I am a Software Engineer, and we once worked in the same team. We started dating two years ago, and this is my first relationship. Initially, everything seemed okay. I saw a few red flags, but I wasn’t mature enough to recognize them. I thought that in all relationships, some sacrifice is necessary. He is four years older than me, and his parents were already searching for a match for him.
He insisted that I tell my parents about our relationship a few months ago. Honestly, it wasn’t the right time for me, but I did it anyway. Then he informed his parents too. Both our families weren’t interested at first but agreed for our happiness. But over time, the red flags became more visible. He constantly checks my phone. Even though we meet every day, he still checks all my messages and call logs.
He never told me his salary, but he knows mine and is aware of all my expenses and savings. Never felt truly cared for or treated right by him. If I expected small gestures like flowers or any effort from his side, but I received nothing. I’ve told him what I want; I’ve even shared reels showing how I want to be treated but there’s been no effort. He always forces me to do things.

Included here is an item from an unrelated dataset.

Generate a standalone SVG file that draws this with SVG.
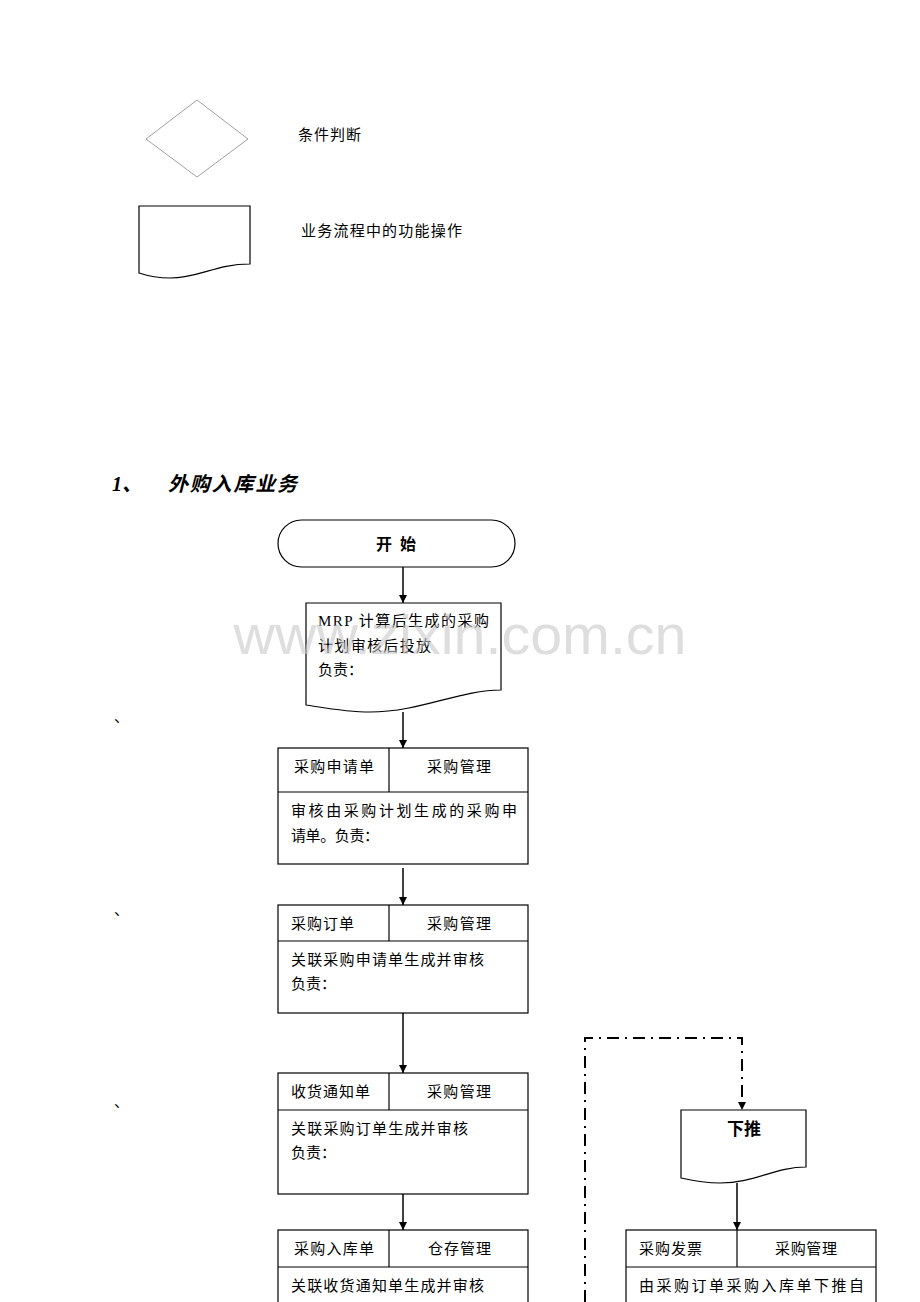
<svg xmlns="http://www.w3.org/2000/svg" width="920" height="1302" viewBox="0 0 920 1302">
<style>
.t{font-family:"Liberation Serif","Noto Sans CJK SC",serif;font-size:15px;fill:#000}
.b{font-weight:bold}
.h{font-size:20px;font-style:italic;font-weight:bold}
.s16{font-size:16px}
.s17{font-size:17px}
.box{fill:#fff;stroke:#000;stroke-width:1.2}
.ln{stroke:#000;stroke-width:1.2;fill:none}
.ar{stroke:#000;stroke-width:1.5;fill:none;marker-end:url(#ah)}
.wm{font-family:"Liberation Sans",Arial,sans-serif;font-size:56px;fill:#c8c8c8;fill-opacity:0.6}
</style>
<defs>
<marker id="ah" viewBox="0 0 10 10" refX="10" refY="5" markerWidth="8" markerHeight="8" markerUnits="userSpaceOnUse" orient="auto"><path d="M0,0L10,5L0,10z" fill="#000"/></marker>
</defs>
<rect width="920" height="1302" fill="#fff"/>

<g id="legend-diamond">
<path d="M197,100L248,139L197,177L146,139Z" fill="#fff" stroke="#888" stroke-width="0.8"/>
<text class="t" x="298" y="140" textLength="63">条件判断</text>
</g>
<g id="legend-doc">
<path d="M139,206H250V264C215,264 200,278 170,278C155,278 145,275 139,273Z" class="box"/>
<text class="t" x="301" y="236" textLength="161">业务流程中的功能操作</text>
</g>

<g id="heading">
<text class="t h" x="112" y="491">1、</text>
<text class="t h" x="168" y="491" textLength="129">外购入库业务</text>
</g>

<g id="marks">
<text class="t" x="114" y="722">、</text>
<text class="t" x="114" y="915">、</text>
<text class="t" x="114" y="1107">、</text>
</g>

<g id="connectors">
<line class="ar" x1="403" y1="567" x2="403" y2="603"/>
<line class="ar" x1="403" y1="712" x2="403" y2="748"/>
<line class="ar" x1="403" y1="868" x2="403" y2="905"/>
<line class="ar" x1="403" y1="1013" x2="403" y2="1073"/>
<line class="ar" x1="403" y1="1194" x2="403" y2="1230"/>
<path d="M585,1302V1038H742V1110" stroke="#000" stroke-width="2" fill="none" stroke-dasharray="12,6,2,6" marker-end="url(#ah)"/>
<line class="ar" x1="737" y1="1183" x2="737" y2="1230"/>
</g>

<g id="start">
<rect x="278" y="520" width="237" height="47" rx="23.5" class="box"/>
<text class="t b s16" x="376" y="550">开</text>
<text class="t b s16" x="400" y="550">始</text>
</g>

<g id="mrp">
<path d="M306,603H501V690C460,690 420,712 370,712C345,712 320,707 306,705Z" class="box"/>
<text class="t" x="318" y="626" textLength="171">MRP 计算后生成的采购</text>
<text class="t" x="318" y="651" textLength="113">计划审核后投放</text>
<text class="t" x="318" y="675">负责：</text>
</g>

<g id="req">
<rect x="278" y="748" width="250" height="116" class="box"/>
<line class="ln" x1="278" y1="792" x2="528" y2="792"/>
<line class="ln" x1="389" y1="748" x2="389" y2="792"/>
<text class="t" x="294" y="772" textLength="80">采购申请单</text>
<text class="t" x="427" y="772" textLength="64">采购管理</text>
<text class="t" x="291" y="816" textLength="226">审核由采购计划生成的采购申</text>
<text class="t" x="291" y="841" textLength="88">请单。负责：</text>
</g>

<g id="order">
<rect x="278" y="905" width="250" height="108" class="box"/>
<line class="ln" x1="278" y1="941" x2="528" y2="941"/>
<line class="ln" x1="389" y1="905" x2="389" y2="941"/>
<text class="t" x="291" y="929" textLength="63">采购订单</text>
<text class="t" x="427" y="929" textLength="64">采购管理</text>
<text class="t" x="291" y="965" textLength="193">关联采购申请单生成并审核</text>
<text class="t" x="291" y="989">负责：</text>
</g>

<g id="receipt">
<rect x="278" y="1073" width="250" height="121" class="box"/>
<line class="ln" x1="278" y1="1110" x2="528" y2="1110"/>
<line class="ln" x1="389" y1="1073" x2="389" y2="1110"/>
<text class="t" x="291" y="1097" textLength="79">收货通知单</text>
<text class="t" x="427" y="1097" textLength="64">采购管理</text>
<text class="t" x="291" y="1134" textLength="177">关联采购订单生成并审核</text>
<text class="t" x="291" y="1158">负责：</text>
</g>

<g id="instock">
<rect x="278" y="1230" width="250" height="80" class="box"/>
<line class="ln" x1="278" y1="1267" x2="528" y2="1267"/>
<line class="ln" x1="389" y1="1230" x2="389" y2="1267"/>
<text class="t" x="294" y="1254" textLength="80">采购入库单</text>
<text class="t" x="428" y="1254" textLength="63">仓存管理</text>
<text class="t" x="291" y="1291" textLength="193">关联收货通知单生成并审核</text>
</g>

<g id="push">
<path d="M681,1110H806V1167C775,1167 755,1183 720,1183C705,1183 690,1180 681,1178Z" class="box"/>
<text class="t b s17" x="727" y="1135">下推</text>
</g>

<g id="invoice">
<rect x="626" y="1230" width="250" height="80" class="box"/>
<line class="ln" x1="626" y1="1267" x2="876" y2="1267"/>
<line class="ln" x1="737" y1="1230" x2="737" y2="1267"/>
<text class="t" x="639" y="1254" textLength="63">采购发票</text>
<text class="t" x="775" y="1254" textLength="62">采购管理</text>
<text class="t" x="639" y="1291" textLength="225">由采购订单采购入库单下推自</text>
</g>

<text class="wm" x="460" y="654" text-anchor="middle" textLength="453" lengthAdjust="spacingAndGlyphs">www.zixin.com.cn</text>
</svg>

If he wants to meet, we have to meet regardless of whether I have work or not. I’m tired and emotionally drained from being forced into everything. Even though he never said it, I know he earns more than I do. He has mocked me for my weight and pressured me to change jobs to get a higher salary. I do want to improve myself, but the way he says it feels more like an insult than encouragement.

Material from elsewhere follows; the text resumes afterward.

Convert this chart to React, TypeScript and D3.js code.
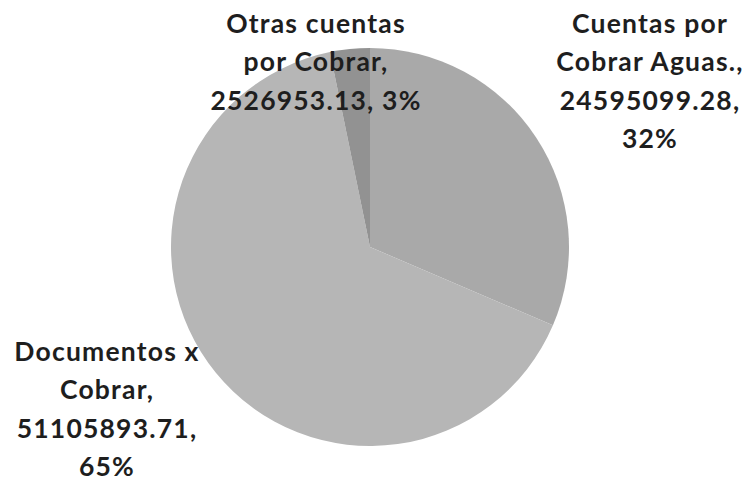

I’m mostly unhappy when I’m with him. Whenever I try to share my feelings, he doesn’t listen, he shifts the focus toward getting physical. That makes me feel emotionally unvalued. I gave up and tried to break up with him, but he convinced me to stay, saying he would change. Now, he has stopped insulting my weight and has bought me a few gifts. But it feels like he’s giving me things just to make me stay.
He is still forcing me to do things according to his wishes. I’m also scared what if I never find love again? I feel stuck in this relationship. He’s now pressuring me to get married soon. But I don’t know whether I should marry him because we’ve already been physically involved or leave him and choose peace.
Question: Should I marry him or leave him?